I was saving the small set's post for closer to Christmas, but looking around for something to run as a foil to the Countdown to Halloween posts (which I know some of you won't be so happy with, either due to their sparseness or their subject matter) I alighted upon the number of potential pocket-sized Wild West post stuff hanging around in Picasa or on the Laptop's desktop, when Peter sent me this shelfie as a follow-up to the mini-set.

You can see it has the same horses but with new horse poses, and cowboys . . . and wagons, I said to Peter that I vaguely recognise the covered-wagon with green woodwork, and have been racking my brain since as to where I may have seen them. I suspect it was the Toysaurus, about a year ago, where it was priced beyond my budget on the visit?
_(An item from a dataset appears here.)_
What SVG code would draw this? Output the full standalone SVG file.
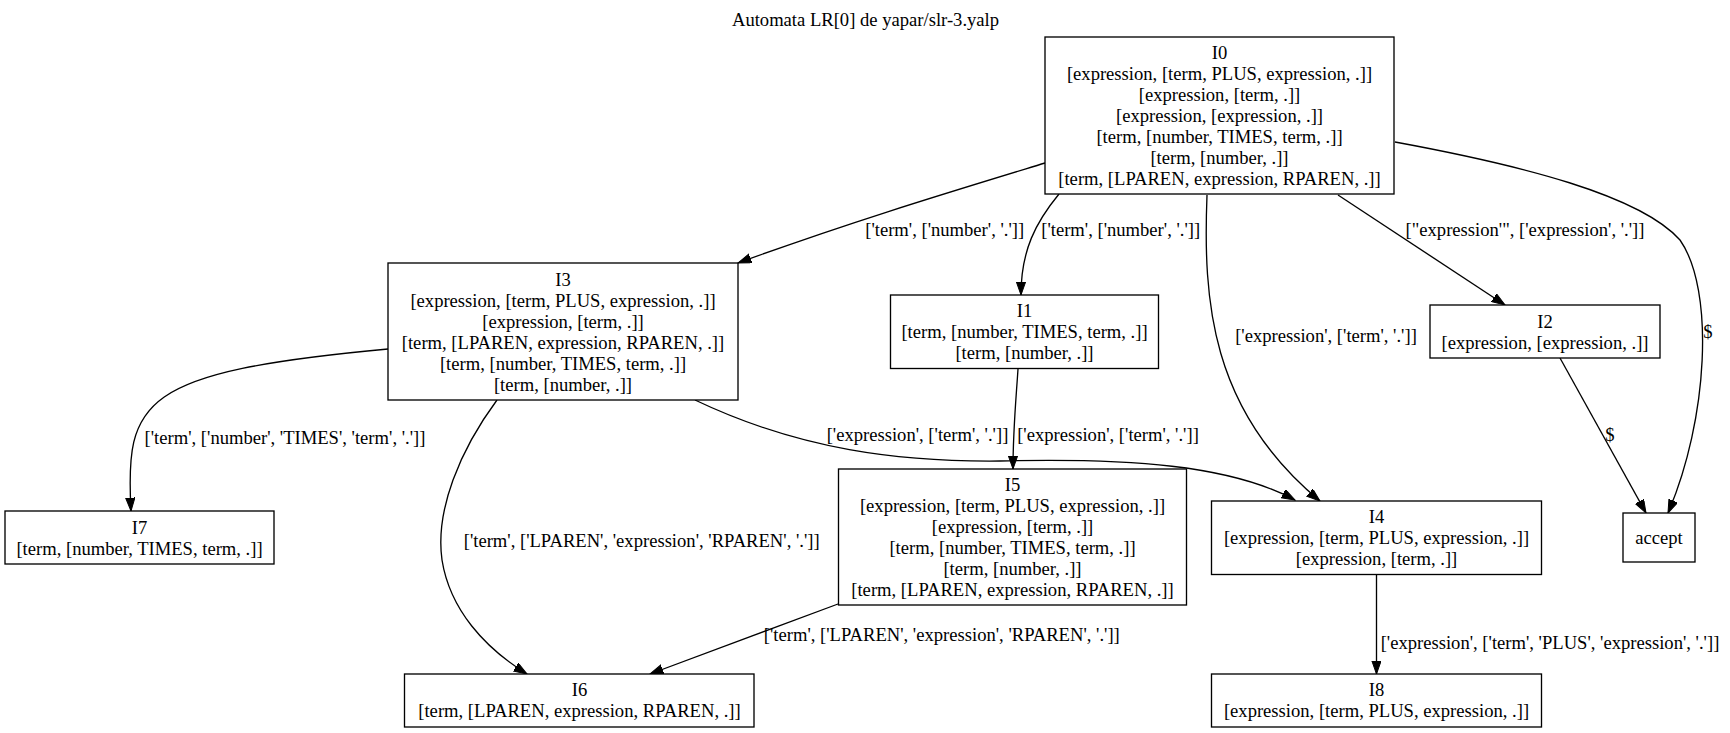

Maybe TK Maxx a couple of Christmases ago?

The point is - while the construction is a bit clumsy with obvious screws, screw cavities and such-like, they are bloody nice-looking, original wagon designs with the covered wagon having the lines of a more task-specific wagon - a tradesman's or cook's wagon; something like that. While the Stage Coach looks nicely-different in the plain wood, rather than the glossy red (or other primary coloured-) ones a lot of people make, and probably far more realistic for the 'Wild' west, the glossy, painted ones being for the more gentile rides between the developed cities of the original North Eastern colonies. Both are probably the same polymer as the horses but I can't confirm that until I handle one!

Obviously these larger sets (the Faceplant page showed others) won't be 99p, but I bet they are only about seven or eight quid in some places; Peter's shelfie seems to show one (8 horses, 8 figures, two vehicles) for nine Euros?

And if you are a modeller, painter or lawn war-gamer these are definitely something to be looking out for - I know I'll grab the wagons if I see them again! Thanks Peter!

29-05-2018 - Now known to be being carried by Aliki on the continent and Liberty Imports in the 'States.